Much of what’s happening is obscure, and the situation in Greece is far more confusing and dire than we can understand.  It may just be a situation for a young man with new ideas.  Or, these inexperienced lefties might bring down the Euro and threaten the developed world.  You can read whatever narrative you want at this stage.

Because this could be a great story, one way or the other, it’s best to keep an open mind and just watch what happens.  And make popcorn.

11 thoughts on “Greek Drama, New Act?

  1. Maybe Greeks like us are willing to try just about anything new. When the pols fail completely, why not?

    • That’s about where I am at with him. When you look at the deal already done, it really doesn’t make a lot of sense – it’s clearly designed more to make Germans go away than govern a nation. This guy does seem committed to important things like democracy and equality, and my hunch is that he can’t possibly fail as badly as the previous generation, so why the Hell not?

    • Anna, it’s not a smear – this guy is a dedicated socialist at the very least and has a distinct communist background. But yes, he sure does not talk like one. He’s committed to the Euro and is talking about genuine economic growth – especially in the private sector. What makes him a socialist is that he clearly thinks that more of the money loaned will have to be forgiven and he has little time for banks. But – he does understand the need for a stable banking system.
      As a package, he seems to be more or less in line with our US left, which is generally to the right of the left in Europe. So it’s very confusing at best. It’s probably never good to judge the politics of another nation from afar! 🙂

  2. Politicians always say one thing and then have to do another when they are elected. I will be he is no different.

    • Very likely! Imagine being in the room with the big hitters from banks and Finance Ministers from big bureaucratic governments trying to negotiate to save your nation – can’t be a lot of fun.
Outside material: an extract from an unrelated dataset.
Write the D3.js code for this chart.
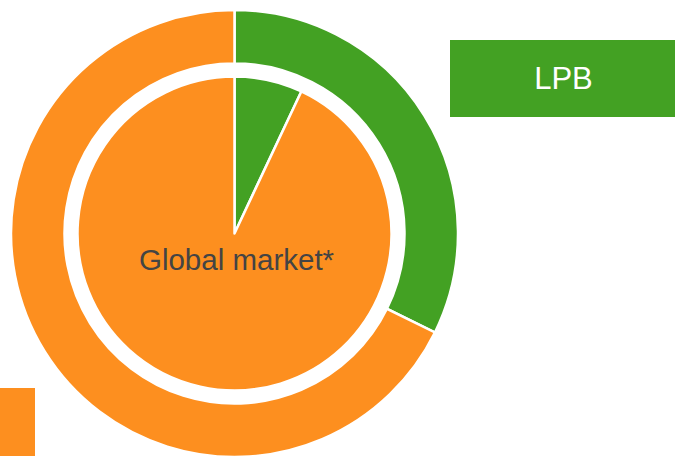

  3. You won’t hear it from anyone else except me: The entire Euro Zone needs a massive stimulus bill partly funded from nations that are running current account surpluses. The world economy may slide into depression if Europe doesn’t get it’s act together. If Europe goes into depression, the United States will likely not get out of our depression for another generation.

    The first step is that Chancellor Angela Merkel needs to seek the exit door.

    • Bold. I like that. 🙂
      Here’s a question for you, though: So we have a massive stimulus of some kind. But if it’s funded by debt, aren’t we just creating more trouble? Granted, nations with current account surpluses have more coming in than most, but taxing that away from private citizens will be tricky at best.
      It seems to me that debt forgiveness is definitely going to be a big part of the equation no matter what, and the easiest way to do that is with inflation. Or – is there another way through this?

  4. I agree, debt forgiveness can be part of the equation. Also we agree–inflation is part of it too.

    Germany has room for public fiscal stimulus and they are growing so I don’t think they’ll have a problem. According to this one economist, Germany should consume more from the southern nations to help stimulate their economies.
    Some options for Germany would be to raise public wages. That will raise prices thoughout their economy and That would stimulate demand from the south. Germany needs to be buying assets in the southern nations to help jump start things. Real estate, factories, etc. We don’t need any more of their Teutonic stinginess.

    For me the Eurozone debt to GDP ration has fallen to 85.3%. They have proven their creditworthines in my eyes.


    Time to roll out he big projects again!

    • I’ll agree with you, but tighter political union has to come first for the meat of this. Are they ready for that?
      The reason I stress inflation is that the ECB could do that on their own.